"Miracles" peaked at number 3 for three weeks on the Billboard Hot 100, making it the highest-charting single the band ever recorded under the name Jefferson Starship or its previous incarnation Jefferson Airplane.[4]
Background and writing
The song was inspired in part by the Indian guru Sathya Sai Baba,[5][6][7] whose followers believe him to have been a miracle worker.[5] It was also inspired in part by a woman Balin was in love with at the time.[5] According to Jeff Tamarkin's book Got a Revolution! The Turbulent Flight of Jefferson Airplane, Balin labored over the song "for some time" and "slowly but deliberately crafted" it.[5] However, author Robert Yehling has written that Balin wrote the song in 30 minutes[6] or wrote the lyrics in 45 minutes.[7] According to Balin, when he presented the song to the rest of the band members, "Everybody went, 'I don't know about that. That's pretty weird, man.' I was really worried; nobody liked it. But I told myself, after about five days, 'Maybe they're wrong.'"[5]

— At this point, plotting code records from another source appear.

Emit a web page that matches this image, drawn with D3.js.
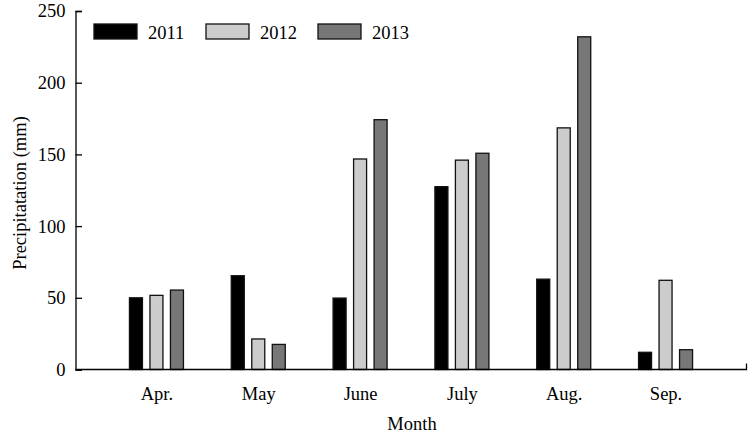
<!DOCTYPE html>
<html><head><meta charset="utf-8">
<script src="https://cdn.jsdelivr.net/npm/d3@7"></script>
<style>body{margin:0;background:#fff}</style>
</head><body>
<svg id="c" width="751" height="434"></svg>
<script>
const months = ["Apr.","May","June","July","Aug.","Sep."];
const years = ["2011","2012","2013"];
const v2011 = [50, 65.4, 49.8, 127.5, 63, 12];
const v2012 = [51.7, 21.3, 146.8, 146, 168.5, 62.2];
const v2013 = [55.4, 17.5, 174.2, 150.8, 232, 13.8];
const yTicks = [0,50,100,150,200,250];
const colors = ["#000000","#cccccc","#777777"];
const series = [v2011, v2012, v2013];

const svg = d3.select("#c");
const font = "'Liberation Serif','Times New Roman',serif";
const fs = 18.5;
const L = 75.5, R = 746.5, T = 11, B = 369.5;
const x = d3.scalePoint().domain(months).range([L, R]).padding(0.795);
const y = d3.scaleLinear().domain([0,250]).range([B, T]);
const off = d3.scalePoint().domain(years).range([-20.5, 20.5]);
const bw = 13;

// bars
years.forEach((yr, i) => {
  svg.append("g").selectAll("rect").data(series[i]).join("rect")
    .attr("x", (d, j) => x(months[j]) + off(yr) - bw/2)
    .attr("y", d => y(d))
    .attr("width", bw)
    .attr("height", d => B - y(d))
    .attr("fill", colors[i])
    .attr("stroke", "#111")
    .attr("stroke-width", 1.3);
});

// y axis
const ya = svg.append("g").attr("transform", `translate(${L},0)`)
  .call(d3.axisLeft(y).tickValues(yTicks).tickSize(-6.5).tickPadding(10));
ya.select(".domain").attr("stroke","#000").attr("stroke-width",1.3);
ya.selectAll(".tick line").attr("stroke","#000").attr("stroke-width",1.3);
ya.selectAll("text").attr("font-family", font).attr("font-size", fs).attr("fill","#000");

// x axis
const xa = svg.append("g").attr("transform", `translate(0,${B})`)
  .call(d3.axisBottom(x).tickSize(0).tickPadding(17));
xa.select(".domain").attr("stroke","#000").attr("stroke-width",1.3).attr("d", `M${L},0H${R}V-6`);
xa.selectAll("text").attr("font-family", font).attr("font-size", fs).attr("fill","#000");

// axis titles
svg.append("text").attr("x", 412).attr("y", 430).attr("text-anchor","middle")
  .attr("font-family", font).attr("font-size", fs).text("Month");
svg.append("text").attr("transform","translate(26,193) rotate(-90)").attr("text-anchor","middle")
  .attr("font-family", font).attr("font-size", fs).text("Precipitatation (mm)");

// legend
const lg = svg.append("g");
years.forEach((yr, i) => {
  const lx = 94 + i * 112;
  lg.append("rect").attr("x", lx).attr("y", 24).attr("width", 43).attr("height", 15)
    .attr("fill", colors[i]).attr("stroke","#111").attr("stroke-width",1.3);
  lg.append("text").attr("x", lx + 54).attr("y", 38.5).attr("font-family", font)
    .attr("font-size", fs).text(yr);
});
</script>
</body></html>
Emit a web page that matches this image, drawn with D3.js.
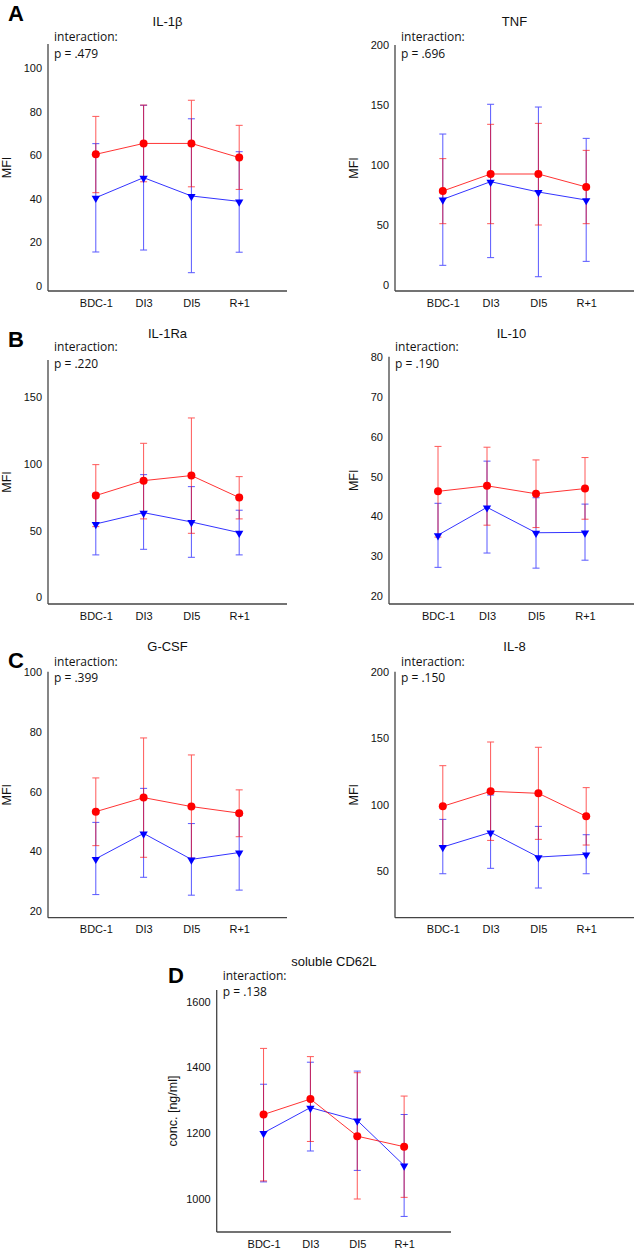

To secure more radio airplay for the song, the full-length album version of "Miracles" (6 minutes, 52 seconds long) was cut by more than half its length for the single, which runs 3 minutes, 25 seconds.[8] This edit was done not only for length, but to remove the sexual reference in the line "I had a taste of the real world when I went down on you, girl."[8]
Critical reception
Commenting on the band's recording of "Miracles", Jeff Tamarkin wrote: "[Larry] Cox nailed the production -- there isn't a wasted, out of place note. Strings glisten, the keyboard sound is contemporary and Grace [Slick] and Paul [Kantner]'s harmonies are relatively traditional. [David] Freiberg came up with the memorable signature organ riff that opens the song and Craig [Chaquico] with a fresh supply of delicious guitar sounds. Marty is at his most open, crooning his words of love like he hasn't in years -- without a hint of irony or awkwardness he uses the word 'baby' at least 25 times ...."[5]
Upon the single's release, Billboard magazine listed "Miracles" among its Top Single Picks, indicating that the review panel predicted it to reach the top 30 of the Hot 100. The magazine commented, "With a top 10 LP under their belts, the rejuvenated Starship (with Marty Balin back as a full fledged member) come up with the kind of easy rocker that highlighted the early Airplane days. Vocal interchanges between Balin and Grace Slick the high point of the record."[9]Cash Box said it is "a fine, well-orchestrated love ballad in the Airplane tradition" and "some of their most appealing, well-produced material in years."[10]
Reviewing a Balin solo concert in 1981, New York Times critic Stephen Holden referred to "Miracles" as Balin's "little masterpiece of pop pillow talk".[11]
Dave Marsh and James Bernard listed "Miracles" among the "Best Songs to Pass the Censor" in The New Book of Rock Lists.[12] In the same book, they also described "I had a taste of the real world / When I went down on you, girl" as the "Most Off-Color Line in the LP Version of a Number One Hit"[13] (although "Miracles" did not, in fact, hit #1).
William Ruhlmann, writing in All Music Guide Required Listening: Classic Rock, commented, "[T]here can be little doubt that it was Balin's irresistible ballad 'Miracles,' the biggest hit single in the Jefferson Whatever catalog, that propelled Red Octopus to the top of the charts .... This must have been sweet vindication for Balin, who founded Jefferson Airplane but then drifted away from the group as it veered away from his musical vision. Now, the collective was incorporating his taste without quite integrating it -- 'Miracles,' with its strings and sax solo by nonband member Irv Cox, was hardly a characteristic Airplane/Starship track."[15]
The New Rolling Stone Album Guide, published in 2004, stated that "with Marty Balin's 'Miracles,' Octopus′s massive hit, the band began shifting toward schmaltz. Balin now sounded like a lounge singer ...."[3]
Philip Dodd, in The Book of Rock: From the 1950s to Today, described "Miracles" as "magnificent".[16]
Soundtracks
The song has been featured in the films The Family Stone (2005), Crank (2006), and the TV series Supernatural (Season 6, Episode 19, 2011).